This is a nicely proportioned building, not so big as to dominate the table, and it’s of a basic design that can literally be found all over the world, anywhere Europeans (especially the Brits) hung out long enough to build churches. You could assemble the basic church in just a few minutes, paint it up quickly, and have a solid and respectable piece of wargaming terrain to use for years. Inspired by the really nicely upgraded example shown on the Warbases website, though, I’ve decided to do some extra detailing and really make this building pop.

I started by assembling the tower, then glued it and the floor to a piece of matt board roughly 11″ long by 7″ wide. I used light card to put flagstones on the floor, with another piece of mattboard at one end of the floor to raise the altar just a bit. The altar itself is more bits of matt board assembled into a rectangle about 1″ wide and half an inch deep. The altar got a coat of GW Liquid Greenstuff for texture, then painted grey with various washes, and a quick edge highlight of much lighter grey.

Warbases church assembled, roof on the right. 28mm Warlord pikeman for scale on a 25mm wide base. Click for larger.

The floor was primed black, then heavily drybrushed with a couple of shades of brown, red oxide, and burnt umber craft paints to get a good reddish stone colour. Most of the church is going to be that colour, with grey stone trim, as a change from the default grey stone!

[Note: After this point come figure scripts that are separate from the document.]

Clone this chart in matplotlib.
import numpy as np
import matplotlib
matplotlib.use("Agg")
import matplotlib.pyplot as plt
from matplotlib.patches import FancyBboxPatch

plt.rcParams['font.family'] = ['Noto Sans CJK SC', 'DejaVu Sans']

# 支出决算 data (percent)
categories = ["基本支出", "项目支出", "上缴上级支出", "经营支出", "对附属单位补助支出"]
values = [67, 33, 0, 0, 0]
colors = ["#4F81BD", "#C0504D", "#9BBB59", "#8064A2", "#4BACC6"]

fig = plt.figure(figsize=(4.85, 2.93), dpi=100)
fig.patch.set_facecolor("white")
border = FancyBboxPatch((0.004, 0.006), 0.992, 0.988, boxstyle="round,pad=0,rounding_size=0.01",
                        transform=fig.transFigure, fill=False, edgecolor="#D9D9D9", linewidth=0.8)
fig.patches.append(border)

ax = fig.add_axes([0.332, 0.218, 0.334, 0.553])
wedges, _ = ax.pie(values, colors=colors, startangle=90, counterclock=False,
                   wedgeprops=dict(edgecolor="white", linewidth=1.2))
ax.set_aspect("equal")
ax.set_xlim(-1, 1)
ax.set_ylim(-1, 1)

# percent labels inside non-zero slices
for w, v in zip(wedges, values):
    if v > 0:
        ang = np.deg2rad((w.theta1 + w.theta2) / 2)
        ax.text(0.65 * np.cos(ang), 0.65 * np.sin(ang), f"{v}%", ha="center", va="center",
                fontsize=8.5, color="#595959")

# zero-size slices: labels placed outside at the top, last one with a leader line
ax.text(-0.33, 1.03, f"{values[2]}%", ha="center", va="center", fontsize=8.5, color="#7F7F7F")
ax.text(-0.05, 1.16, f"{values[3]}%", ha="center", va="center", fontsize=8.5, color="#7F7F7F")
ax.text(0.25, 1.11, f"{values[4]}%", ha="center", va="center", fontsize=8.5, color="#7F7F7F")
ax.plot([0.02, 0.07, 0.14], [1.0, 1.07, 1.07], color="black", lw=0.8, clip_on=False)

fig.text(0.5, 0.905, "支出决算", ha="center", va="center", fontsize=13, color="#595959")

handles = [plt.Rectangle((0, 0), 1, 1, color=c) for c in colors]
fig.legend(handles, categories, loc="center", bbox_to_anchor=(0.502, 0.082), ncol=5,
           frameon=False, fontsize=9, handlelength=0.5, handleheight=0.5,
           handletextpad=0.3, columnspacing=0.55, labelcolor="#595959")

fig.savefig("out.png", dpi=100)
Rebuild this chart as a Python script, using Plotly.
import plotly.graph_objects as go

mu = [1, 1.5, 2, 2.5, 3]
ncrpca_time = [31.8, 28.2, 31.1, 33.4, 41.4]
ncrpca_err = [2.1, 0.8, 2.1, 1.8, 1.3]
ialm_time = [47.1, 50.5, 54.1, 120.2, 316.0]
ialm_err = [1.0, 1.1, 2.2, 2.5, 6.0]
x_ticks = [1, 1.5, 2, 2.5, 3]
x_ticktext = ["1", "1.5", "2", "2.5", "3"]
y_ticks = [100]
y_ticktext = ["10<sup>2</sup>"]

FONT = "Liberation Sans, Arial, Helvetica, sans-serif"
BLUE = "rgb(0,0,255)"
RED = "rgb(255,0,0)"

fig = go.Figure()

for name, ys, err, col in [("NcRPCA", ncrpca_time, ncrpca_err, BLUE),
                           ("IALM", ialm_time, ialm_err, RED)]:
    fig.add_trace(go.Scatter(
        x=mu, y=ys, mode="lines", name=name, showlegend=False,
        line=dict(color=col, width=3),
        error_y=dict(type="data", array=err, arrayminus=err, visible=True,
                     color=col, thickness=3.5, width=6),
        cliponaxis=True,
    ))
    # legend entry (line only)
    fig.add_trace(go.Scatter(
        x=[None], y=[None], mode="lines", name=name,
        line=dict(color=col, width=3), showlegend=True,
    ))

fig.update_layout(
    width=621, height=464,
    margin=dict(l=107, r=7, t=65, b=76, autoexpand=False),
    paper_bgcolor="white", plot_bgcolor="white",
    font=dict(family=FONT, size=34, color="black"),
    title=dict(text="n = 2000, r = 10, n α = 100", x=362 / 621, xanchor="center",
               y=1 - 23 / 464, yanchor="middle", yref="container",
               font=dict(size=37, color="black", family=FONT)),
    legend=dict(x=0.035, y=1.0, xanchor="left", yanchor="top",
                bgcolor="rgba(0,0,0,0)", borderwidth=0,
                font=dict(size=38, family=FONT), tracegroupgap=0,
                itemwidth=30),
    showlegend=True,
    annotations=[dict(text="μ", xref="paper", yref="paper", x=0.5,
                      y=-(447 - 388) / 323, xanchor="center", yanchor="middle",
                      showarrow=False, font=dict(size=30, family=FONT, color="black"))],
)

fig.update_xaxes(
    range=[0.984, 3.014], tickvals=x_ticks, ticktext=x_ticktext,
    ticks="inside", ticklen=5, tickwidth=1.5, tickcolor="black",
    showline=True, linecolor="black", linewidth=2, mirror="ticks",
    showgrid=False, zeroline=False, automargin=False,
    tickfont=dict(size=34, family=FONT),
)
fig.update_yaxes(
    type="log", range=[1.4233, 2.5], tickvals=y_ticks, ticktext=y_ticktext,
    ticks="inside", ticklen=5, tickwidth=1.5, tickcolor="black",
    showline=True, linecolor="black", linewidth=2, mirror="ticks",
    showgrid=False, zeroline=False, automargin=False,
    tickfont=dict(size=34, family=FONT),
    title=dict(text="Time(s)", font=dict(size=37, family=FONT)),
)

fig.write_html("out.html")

The entry way on the side of the church has similar flagstone laid down and will eventually be painted the same as the inside floor.

It’s kind of hard to see on the photo above but at the top of the tower I’ve added wood plank flooring from sheet styrene, a trap door in one corner (more sheet styrene), and added matt board to the inside surfaces of the crenelated tops of the walls to double the thickness and make it look more like stonework.

Tower end of the church with the roof properly in place. Click for larger.

The roof got covered in Warbases slate tiles, sold in sheets lasercut from heavy paper (light card? Hard to say, really) with an interesting texture to it. Certainly easier than cutting my own tiles, I got the entire roof covered in just over half an hour of work!

Next up will be adding stone piers to the corners of the building from pink styrofoam, and adding some other stonework detailing with either styrofoam or greenstuff putty.

Stone Outbuilding Finished

Glued down the towel thatching, slapped a coat of paint over the small stone building, added the door, and declared it done!

The towel got cut into a rough rectangle, big enough to hang an inch or so over the edges of the cardboard roof on all sides. I used a hot glue gun to glue the towel over the cardboard roof, including wrapping it around the edges and underside of the sides of the roof. This gave the roof the nice thick edge you see on a lot of thatch roofs. To fit the roof around the curve at the rear of the building I cut up to the peak of the curved part and layered the towel over itself further down, trimming a bit away so the overlap wasn’t too large.

Adding black paint and glue to the roof. Click for larger.

The first layer of painting was actually a mix of paint and white glue, generously applied with a fairly large brush, with a bit of water to help move the paint around. Towel soaks liquid up like, well, towel, so expect to use more paint and more glue than you first thing you’ll need! After this mix has dried overnight it’s really solid and gamer-proof. One of the reasons I usually use a tan or off-white towel for thatch, even though I always paint over it, is that any bits of towel that don’t get painted still look reasonable, which wouldn’t be the case if I used a colourful towel &mdhas; thatch ain’t usually blue or red…

Basecoat on the thatch, with the farmhouse in the background and a 28mm Warlord pikeman for scale. Click for larger.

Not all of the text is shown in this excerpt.